Seventy-seven rail cars of Indiana hay, part of a farmer-to-farmer drought relief effort, arrived here today with only one hitch -- a gaggle of politicians scrambling to steal the limelight and the credit.

A loudspeaker blared "Happy Days Are Here Again" as the train, donated by the CSX Transportation Co. and manned by a volunteer crew, eased onto a rail siding with its gift cargo from Indiana for this state's drought-imperiled livestock.

The 2,000-ton shipment was the largest in an unusual, spontaneous relief effort that has brought hundreds of tons of donated hay from 39 states on begged, borrowed or volunteered trucks, trains and planes.

A convoy of 27 trucks donated by the Monsanto Co. was scheduled to deliver 350 tons of Michigan hay to farmers near Greenville today. Scores of tons are en route from other areas, although agricultural officials say the contributions will scarcely meet the needs of the state's drought-devastated farmers and their starving cattle.

"The real stress hasn't got here yet," said Jamie Spears, a young cattleman from Richland County who waited under a broiling sun for his allocation of 100 bales of top-grade Hoosier alfalfa hay. "What do we do come wintertime? I've fed everything I grew last year. We have a 20.8-inch deficit of rain, and I've got nothing in my pastures. I've just been hoping and praying we survive."

Gift hay continued to flow into the entire Southeast, where officials estimate that crop and livestock damage will hit $2 billion or more in the worst drought on record, a disaster compounded by intense heat through most of July.

But as the massive haylift continued, editorial writers and other critics chafed at public officials' eagerness to hitch themselves to a grass-roots movement noteworthy for the absence of government organizers and planners.

As Spears and a few other farmers gathered in the railyard here to collect the first symbolic bales, a small political extravaganza unfolded before them.

The big blue-and-gray CSX locomotive inched into view with Indiana Lt. Gov. John Mutz (R) and South Carolina Lt. Gov. Mike Daniel (D), both running for governor, waving from the front platform under their states' flags.
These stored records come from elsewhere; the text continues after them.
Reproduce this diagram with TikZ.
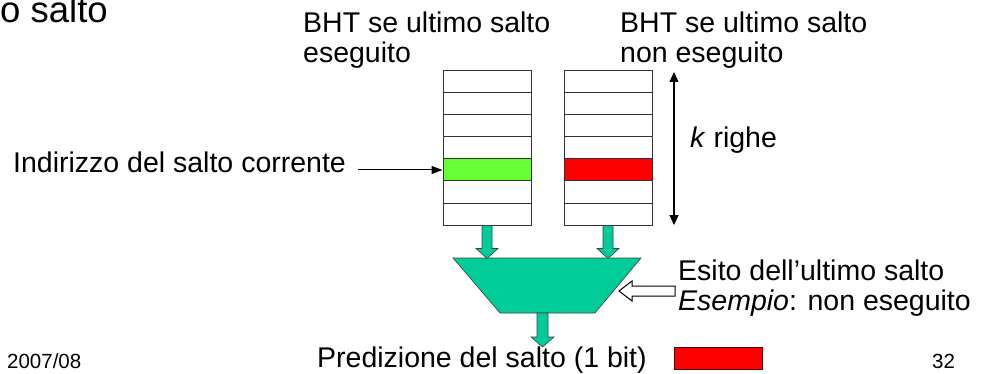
\documentclass[tikz,border=0pt]{standalone}
\usepackage{fontspec}
\setmainfont{Liberation Sans}
\usetikzlibrary{arrows.meta}

\definecolor{hitgreen}{RGB}{102,255,51}
\definecolor{missred}{RGB}{255,0,0}
\definecolor{muxteal}{RGB}{0,204,153}

\tikzset{
  bigtext/.style={font=\fontsize{28.5}{30}\selectfont, inner sep=0pt, anchor=base west, align=left},
  smalltext/.style={font=\fontsize{20.5}{24}\selectfont, inner sep=0pt, anchor=base west},
  bhtrow/.style={draw=black!80, line width=1pt, minimum width=88pt, minimum height=22pt, inner sep=0pt},
  fatarrow/.style={draw=black!75, line width=0.6pt, fill=muxteal},
}

\begin{document}
\begin{tikzpicture}[x=1pt, y=-1pt]
  \useasboundingbox (0,0) rectangle (987,374);

  % Texts (two-line nodes sit on the baseline of their last line)
  \node[bigtext, font=\fontsize{36.5}{40}\selectfont] (title) at (0,23) {o salto};
  \node[bigtext] (lefthead) at (303,63) {BHT se ultimo salto\\eseguito};
  \node[bigtext] (righthead) at (620,63) {BHT se ultimo salto\\non eseguito};
  \node[bigtext] (addr) at (13,173) {Indirizzo del salto corrente};
  \node[bigtext] (krows) at (690,148) {\textit{k} righe};
  \node[bigtext] (outcome) at (678,310) {Esito dell’ultimo salto\\\textit{Esempio}: non eseguito};
  \node[bigtext] (predtext) at (317,367) {Predizione del salto (1 bit)};
  \node[smalltext] (year) at (7,368) {2007/08};
  \node[smalltext] (page) at (932,368) {32};

  % BHT tables
  \foreach \i/\lf/\rf in {1/white/white, 2/white/white, 3/white/white, 4/white/white,
                          5/hitgreen/missred, 6/white/white, 7/white/white} {
    \node[bhtrow, fill=\lf] (L\i) at (487,60+22*\i) {};
    \node[bhtrow, fill=\rf] (R\i) at (608,60+22*\i) {};
  }

  % Current address
  \draw[-{Triangle[length=11pt,width=8pt]}, line width=1pt]
    ([xshift=12pt]addr.east |- L5.west) -- (L5.west);

  % k rows
  \coordinate (ktop) at (674,72);
  \coordinate (kbot) at (674,225);
  \draw[{Triangle[length=10pt,width=9pt]}-{Triangle[length=10pt,width=9pt]}, line width=1.2pt]
    (ktop) -- (kbot);

  % Multiplexer
  \coordinate (muxtl) at (453,258);
  \coordinate (muxtr) at (641,258);
  \coordinate (muxbr) at (595,313);
  \coordinate (muxbl) at (500,313);
  \draw[fatarrow] (muxtl) -- (muxtr) -- (muxbr) -- (muxbl) -- cycle;

  % Fat arrows
  \draw[fatarrow] ([xshift=-5pt]L7.south) -- ++(0,23) -- ++(-6,0) -- ++(11,10)
    -- ++(11,-10) -- ++(-6,0) -- ++(0,-23) -- cycle;
  \draw[fatarrow] ([xshift=-5pt]R7.south) -- ++(0,23) -- ++(-6,0) -- ++(11,10)
    -- ++(11,-10) -- ++(-6,0) -- ++(0,-23) -- cycle;
  \draw[fatarrow] (537,313) -- ++(0,24) -- ++(-6,0) -- ++(11.5,10)
    -- ++(11.5,-10) -- ++(-6,0) -- ++(0,-24) -- cycle;

  % Outcome arrow
  \draw[line width=1pt, fill=white] (619,291) -- (632,281) -- (632,286) -- (675,286)
    -- (675,296) -- (632,296) -- (632,301) -- cycle;

  % Prediction
  \node[draw=black!70!red, line width=1pt, fill=missred, minimum width=88pt,
        minimum height=22pt, inner sep=0pt] (pred) at (718,358) {};
\end{tikzpicture}
\end{document}
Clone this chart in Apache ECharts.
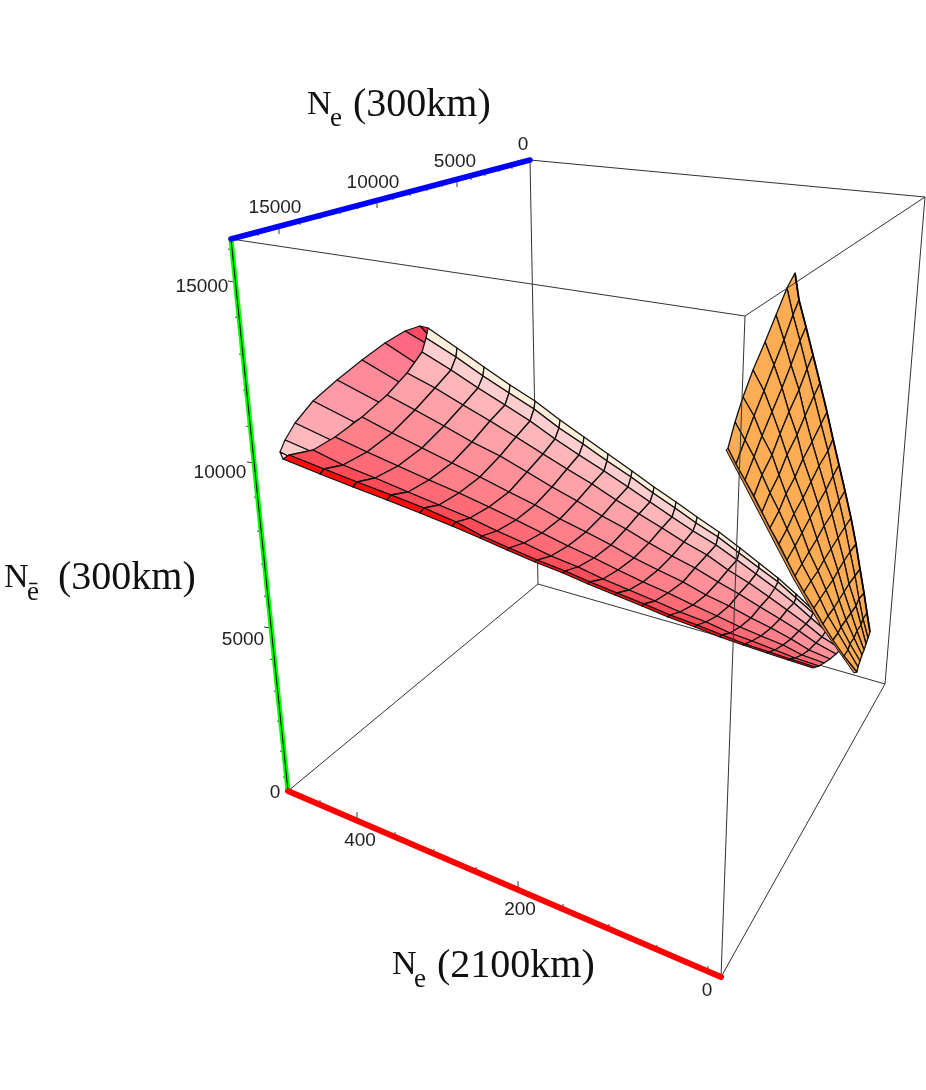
<!DOCTYPE html>
<html>
<head>
<meta charset="utf-8">
<style>html,body{margin:0;padding:0;background:#fff}#c{width:926px;height:1090px}</style>
<script src="https://cdn.jsdelivr.net/npm/echarts@6/dist/echarts.min.js"></script>
</head>
<body>
<div id="c"></div>
<script>
// Wireframe box edges
const boxBack = [
  [[530,160],[925,197]], [[925,197],[885,684]], [[530,160],[538,584]],
  [[538,584],[885,684]], [[538,584],[288,791]], [[231,239],[745,316]]
];
const boxFront = [
  [[745,316],[925,197]], [[745,316],[721,977]], [[721,977],[885,684]]
];
const blueAxis = [[231,239],[530,160]];
const greenAxis = [[231,239],[288,791]];
const redAxis = [[288,791],[721,977]];

// Ticks on the axes: x, y, major(1)/minor(0)
const blueTicks = [[512,165,0],[499,168,0],[485,172,0],[471,176,0],[457,179,1],[442,183,0],[427,187,0],[410,192,0],[393,196,0],[377,200,1],[358,205,0],[340,210,0],[320,215,0],[300,221,0],[279,226,1],[258,232,0]];
const greenTicks = [[232,250,0],[235,282,1],[239,318,0],[243,355,0],[247,391,0],[250,427,0],[254,463,1],[258,498,0],[261,532,0],[265,565,0],[268,597,0],[271,628,1],[274,660,0],[278,692,0],[281,722,0],[284,752,0],[287,778,0]];
const redTicks = [[320,805,0],[357,821,1],[395,837,0],[434,854,0],[476,872,0],[518,890,1],[563,909,0],[609,929,0],[657,950,0],[708,971,0]];

// Tick labels
const blueLabels = ['0','5000','10000','15000'];
const blueLabelPos = [[523,145],[455,162],[373,183],[275,208]];
const greenLabels = ['15000','10000','5000','0'];
const greenLabelPos = [[202,287],[220,473],[243,640],[275,793]];
const redLabels = ['400','200','0'];
const redLabelPos = [[360,841],[520,910],[707,991]];

// Axis titles
const titleN = ['N','N','N'];
const titleNPos = [[307,105],[4,578],[392,965]];
const titleUnits = ['(300km)','(300km)','(2100km)'];
const titleUnitsPos = [[353,105],[58,578],[437,966]];
const titleSub = ['e','ē','e'];
const titleSubPos = [[330,119],[27,593],[414,980]];

// Inside of the open end of the cone
const coneBackRim = [[428,328],[420,326],[405,331],[385,343],[362,360],[337,380],[313,401],[295,423],[285,440],[280,452],[283,459]];
const coneInnerEnd = [[430,332],[431,338],[432,347],[420,366],[404,385],[384,405],[354,422],[335,442],[317,454],[300,462],[300,463]];
const coneInnerColors = ['#ff1f3c','#ff4a68','#ff6a82','#ff7f90','#ff8a9a','#ff9aa6','#ffa8b0','#ffb8bc','#ffcccc','#ffd8d8'];

// Cone surface: one row per transverse arc, from its top edge to its bottom edge
const coneArcs = [
  [[428,328],[426,338],[422,352],[407,373],[387,395],[362,417],[335,437],[313,450],[289,455],[283,459]],
  [[457,348],[456,357],[451,370],[435,388],[415,410],[392,433],[367,452],[343,465],[324,469],[320,474]],
  [[484,367],[483,376],[478,388],[463,405],[444,426],[422,448],[398,466],[375,478],[357,482],[353,487]],
  [[510,385],[509,393],[505,405],[490,421],[472,442],[452,463],[429,480],[408,492],[391,495],[387,500]],
  [[535,401],[534,409],[530,421],[516,437],[500,456],[480,477],[459,493],[439,505],[424,508],[420,513]],
  [[560,420],[559,428],[555,439],[543,454],[527,472],[509,492],[489,507],[470,518],[456,522],[452,526]],
  [[584,437],[583,444],[579,455],[567,469],[552,487],[535,505],[516,520],[497,531],[482,536],[480,538]],
  [[608,454],[607,461],[604,471],[592,484],[577,501],[560,519],[542,533],[524,543],[509,548],[507,550]],
  [[632,471],[631,477],[628,487],[616,500],[602,516],[586,532],[568,546],[551,556],[537,560],[535,562]],
  [[654,487],[653,493],[650,502],[639,514],[626,529],[611,545],[594,558],[578,567],[565,571],[563,573]],
  [[676,502],[675,508],[672,517],[662,528],[649,543],[634,558],[618,570],[603,579],[590,582],[588,584]],
  [[697,517],[696,523],[693,531],[684,542],[672,556],[658,570],[643,582],[629,590],[617,593],[615,595]],
  [[719,532],[718,537],[716,545],[707,555],[695,568],[683,582],[668,593],[655,601],[644,604],[642,606]],
  [[740,548],[739,553],[737,560],[728,570],[718,582],[706,595],[693,605],[680,612],[670,615],[668,617]],
  [[759,563],[759,568],[756,574],[749,583],[739,594],[729,606],[717,616],[706,622],[697,625],[695,627]],
  [[778,578],[778,582],[775,588],[769,597],[760,607],[751,618],[740,627],[730,633],[722,635],[720,637]],
  [[796,594],[796,598],[794,603],[787,610],[780,619],[771,628],[761,636],[752,641],[745,644],[743,645]],
  [[813,610],[813,613],[811,618],[806,624],[799,631],[791,639],[783,645],[775,650],[769,652],[767,653]],
  [[828,625],[828,628],[826,631],[822,637],[816,643],[809,650],[802,655],[795,658],[790,659],[788,660]],
  [[846,640],[846,642],[845,645],[841,649],[836,654],[830,659],[824,663],[819,666],[815,667],[813,668]]
];
const coneStripColors = ['#fff0dc','#ffcfcf','#ffb6b8','#ffa2a8','#ff9099','#ff8088','#ff6c76','#ff4e5a','#ff0c0c'];

// Orange sheet: one row per line crossing from its right edge to its lower-left edge
const sheetRows = [
  [[795,273],[787,288],[776,315],[765,342],[753,370],[743,397],[735,422],[728,448]],
  [[799,300],[793,315],[784,340],[774,365],[764,391],[754,416],[745,440],[736,464]],
  [[806,327],[800,341],[791,365],[782,388],[772,412],[762,436],[754,457],[745,480]],
  [[813,355],[807,369],[799,390],[789,412],[780,434],[772,455],[762,475],[754,496]],
  [[820,383],[814,396],[805,416],[797,435],[787,455],[779,475],[770,493],[762,512]],
  [[827,412],[821,424],[812,442],[803,459],[795,477],[786,494],[779,511],[770,528]],
  [[833,439],[828,451],[819,466],[811,482],[803,498],[794,514],[787,529],[779,544]],
  [[839,465],[833,476],[826,490],[818,504],[810,518],[802,533],[795,546],[787,560]],
  [[845,491],[839,501],[832,514],[824,526],[817,539],[809,552],[802,564],[795,576]],
  [[851,518],[845,527],[838,538],[831,549],[824,560],[818,571],[811,581],[804,592]],
  [[856,544],[850,552],[844,561],[838,571],[833,580],[826,590],[820,599],[814,608]],
  [[860,569],[855,576],[849,584],[844,592],[839,600],[834,608],[828,616],[823,624]],
  [[864,593],[859,599],[856,606],[851,613],[846,620],[841,627],[838,633],[833,640]],
  [[867,613],[863,619],[861,625],[857,631],[854,638],[850,644],[848,650],[844,656]],
  [[870,632],[868,638],[866,644],[864,650],[862,655],[860,661],[858,667],[857,672]]
];
const sheetFold = [[728,448],[745,480],[770,528],[795,576],[823,624],[857,672],[854,673],[821,626],[793,578],[768,530],[743,482],[726,450]];
const sheetColor = '#ffad55';
const sheetFoldColor = '#d9843a';

// ---- series construction ----
function addPoly(bucket, pts, fill, stroke, width) { bucket.push({pts, fill, stroke, width}); }

const innerPolys = [];
for (let k = 0; k < coneBackRim.length - 1; k++) {
  addPoly(innerPolys, [coneBackRim[k], coneBackRim[k+1], coneInnerEnd[k+1], coneInnerEnd[k]], coneInnerColors[k], '#111111', 1.2);
}
const outerPolys = [];
for (let i = 0; i < coneArcs.length - 1; i++) {
  for (let j = 0; j < coneArcs[i].length - 1; j++) {
    addPoly(outerPolys, [coneArcs[i][j], coneArcs[i][j+1], coneArcs[i+1][j+1], coneArcs[i+1][j]], coneStripColors[j], '#111111', 1.3);
  }
}
const sheetPolys = [];
addPoly(sheetPolys, sheetFold, sheetFoldColor, '#111111', 1);
for (let i = 0; i < sheetRows.length - 1; i++) {
  for (let j = 0; j < sheetRows[i].length - 1; j++) {
    addPoly(sheetPolys, [sheetRows[i][j], sheetRows[i][j+1], sheetRows[i+1][j+1], sheetRows[i+1][j]], sheetColor, '#111111', 1.3);
  }
}

function polySeries(list, z) {
  return {
    type: 'custom', coordinateSystem: 'cartesian2d', z, clip: false, silent: true,
    data: list.map((p, i) => [p.pts[0][0], p.pts[0][1], i]),
    renderItem(params, api) {
      const p = list[params.dataIndex];
      return { type: 'polygon',
        shape: { points: p.pts.map(q => api.coord(q)) },
        style: { fill: p.fill, stroke: p.stroke, lineWidth: p.width, lineJoin: 'round' } };
    }
  };
}
function lineSeries(segs, color, width, z, cap) {
  return {
    type: 'custom', coordinateSystem: 'cartesian2d', z, clip: false, silent: true,
    data: segs.map((s, i) => [s[0][0], s[0][1], i]),
    renderItem(params, api) {
      const s = segs[params.dataIndex];
      return { type: 'polyline', shape: { points: s.map(q => api.coord(q)) },
        style: { fill: null, stroke: color, lineWidth: width, lineCap: cap || 'butt', lineJoin: 'round' } };
    }
  };
}
function tickSegs(ticks, major, minor) {
  return ticks.map(t => {
    const d = t[2] ? major : minor;
    return [[t[0], t[1]], [t[0] + d[0], t[1] + d[1]]];
  });
}
function textSeries(labels, pos, font, fill, align, z) {
  return {
    type: 'custom', coordinateSystem: 'cartesian2d', z, clip: false, silent: true,
    data: labels.map((l, i) => [pos[i][0], pos[i][1], i]),
    renderItem(params, api) {
      const c = api.coord([pos[params.dataIndex][0], pos[params.dataIndex][1]]);
      return { type: 'text', style: { x: c[0], y: c[1], text: labels[params.dataIndex], font, fill, align, verticalAlign: 'middle' } };
    }
  };
}

const chart = echarts.init(document.getElementById('c'), null, { renderer: 'canvas' });
const tickFont = '19px "Liberation Sans"';
chart.setOption({
  animation: false,
  backgroundColor: '#ffffff',
  grid: { left: 0, right: 0, top: 0, bottom: 0, containLabel: false },
  xAxis: { type: 'value', min: 0, max: 926, show: false },
  yAxis: { type: 'value', min: 0, max: 1090, inverse: true, show: false },
  series: [
    lineSeries(boxBack, '#333333', 1, 1),
    polySeries(innerPolys, 2),
    polySeries(outerPolys, 3),
    polySeries(sheetPolys, 4),
    lineSeries(boxFront, '#333333', 1, 5),
    lineSeries([sheetRows.map(r => r[0])], '#000000', 1.8, 5),
    lineSeries(tickSegs(blueTicks, [0, 8], [0, 4]), '#222222', 0.9, 6),
    lineSeries(tickSegs(greenTicks, [-7, -1], [-4, -1]), '#222222', 0.9, 6),
    lineSeries(tickSegs(redTicks, [0, -9], [0, -5]), '#222222', 0.9, 6),
    lineSeries([greenAxis], '#00ff00', 5, 7),
    lineSeries([greenAxis], '#000000', 1, 8),
    lineSeries([blueAxis], '#0000ff', 5.5, 9, 'round'),
    lineSeries([redAxis], '#ff0000', 6, 9, 'round'),
    textSeries(blueLabels, blueLabelPos, tickFont, '#222222', 'center', 10),
    textSeries(greenLabels, greenLabelPos, tickFont, '#222222', 'center', 10),
    textSeries(redLabels, redLabelPos, tickFont, '#222222', 'center', 10),
    textSeries(titleN, titleNPos, '34px "Liberation Serif"', '#111111', 'left', 10),
    textSeries(titleUnits, titleUnitsPos, '40px "Liberation Serif"', '#111111', 'left', 10),
    textSeries(titleSub, titleSubPos, '27px "Liberation Serif"', '#111111', 'left', 10)
  ]
});
</script>
</body>
</html>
Speeches in praise of the haylift went on at length. Dozens of television cameras whirred. Planes and helicopters bearing photographers buzzed overhead.

South Carolina Gov. Richard W. Riley, a Democrat who cannot seek reelection, stood to one side of the limelight. He abbreviated a proclamation declaring it Hoosier Day, read a short speech and approved delivery of a bale of hay to lie in state, draped in an Indiana flag, in the capitol.

Agriculture Commissioner Les Tindal, also an elected Democrat, boarded the train earlier to verify the quality of the Hoosier hay. South Carolina cows, accustomed to fescue, were about to be spoiled, he said: "It's phenomenal when they send us the best stuff they've got."

The drought has created other hoopla. Rebuffed in his request for an Air Force plane, Sen. Ernest F. Hollings (D-S.C.) arranged for Federal Express to fly a load of Massachusetts hay here a few days ago. His election opponent charged Hollings, who had criticized the White House, with playing political dirty pool. Rep. Floyd Spence (R-S.C.) has been accused by his rival in the House race of not doing enough to help.

Similar spearthrowing has gone on between Kentucky and North Carolina. Kentucky Gov. Martha Layne Collins (D) and Rep. J. Alex McMillan (R-N.C.) got into a long-distance shouting match over who should receive credit for a shipment of Kentucky hay to North Carolina.

The tone apparently was set last week by President Reagan during a stopover here to help Rep. Carroll A. Campbell Jr. (R-S.C.) in his gubernatorial campaign. Reagan and Campbell posed with bales of hay unloaded from an Air Force cargo plane diverted for the occasion from its destination near Greenville. The brief Air Force haylift, authorized by the White House, ended last week.

The credit-seeking spectacle prompted an editorialist in today's edition of The State, a major local newspaper, to wish a pox on all of the politicians. "If South Carolina farmers get adequate relief," the editorial said, "they would do well to follow the advice of Persian poet Omar Khayyam: 'Ah, take the cash and let the credit go.' "

Amid the political sniping, a team of volunteer state employes, who have worked without time off for the last 12 days, fielded dozens of calls from around the country, accepting offers of hay and arranging transportation.

"I've never seen anything like it. I've sat on that phone and cried," said Lanoe Branham, a state agriculture department official. "This is not about federal aid. The fact of it is there is a movement in this country. I sense it. It is about needing and caring and loving and helping.